Time to restore service - Respondents where asked how quickly a defect could be fixed or service failure resolved. Elite performers where 2,604 times faster to recover than the low performers. Think what this means to your customer. If something breaks, its a much better relationship story if that is fixed within the hour than having to take up to a month.

Change failure rate - Respondents where asked what percentage of changes to production subsequently required remediation due to service failure, bug, etc). Elite performers has a 7 times lower change failure rate than low performers. Low performers reported that 46-60% of their changes resulted in some form of failure. Elite performers reported between 0 & 15%.

I personally think the report provides some great evidence for why you want to invest in DevOps.

The report then provides considerable guidance on how to use their research models in guiding improvements within your own organisation - roughly half the report.

The report provides two different models - dependant on your desired outcomes:

  • Software Delivery & Organisational performance
  • Productivity

Within each model, they provide areas and themes to concentrate on. They advise you to focus on those areas that you perceive as currently holding your organisation back, work on that, then iterate - identify constraints and choose the next target.

For example within the Software Delivery & Organisational performance model, one of the areas to address is a culture of psychological safety.

This is a subject I touched on in episode 11 on Culture.
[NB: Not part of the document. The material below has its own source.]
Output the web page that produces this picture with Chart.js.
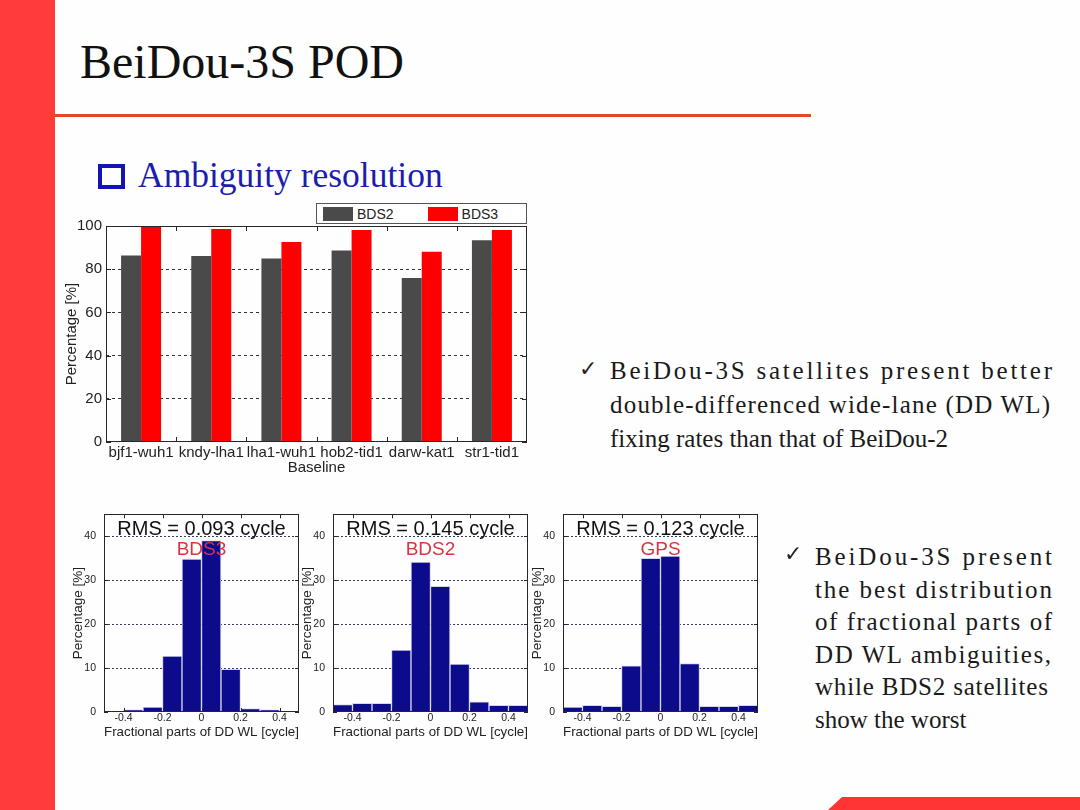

The psychological safety has a direct relationship on the organisational performance.

The report goes on to look at some of the technical practices; advising that in many cases the best options will be dependant on the team - and they should be empowered to choose between available options based on their own circumstances.

It talks about Cloud being a major driving factor.

It then talks of technical practices like automated testing, continuous integration and continuous delivery and their reliance on each other to good affect. These are technical practices I will dig into in future episodes.

I've talked about Change Management previously in episode 11 when I talked about Cultural change.

The report discusses it as a specific theme;

It talks about how change management - be it for coordinating activities across teams or for regulatory control - is being improved with DevOps practices.

Regulatory concerns like segregation of duties can be handled through lightweight process or automated checks to ensure that it doesn't exceed given thresholds.

In most cases the automated nature of DevOps is actually providing more confidence than traditional approval processes as everything is automated and tracking - providing an exceptionally high level of auditability.

Their survey looks at the outcomes between the traditional heavyweight change process and more lightweight ones;

They found that those using heavyweight change process where 2.6 times more likely to be in the low performers category.

Their data also supports the hypothesis that heavyweight change controls led to a slower release process, larger batches being released and greater risk of failure.

The heavyweight change control process in place to reduce risk where actually producing the opposite affect - something that has largely been understood to be true in the Agile community for many years.

The report does go into further insights gained by the survey data - too many to dig into in this episode.

I would recommend reading the report. Its a weighty document at 82 pages - but it is well organised.

I would be highly surprised to find an organisation that could not find at least one valuable takeaway from it.

I will continue to reference the document in future episodes as appropriate backup to practices as I introduce them.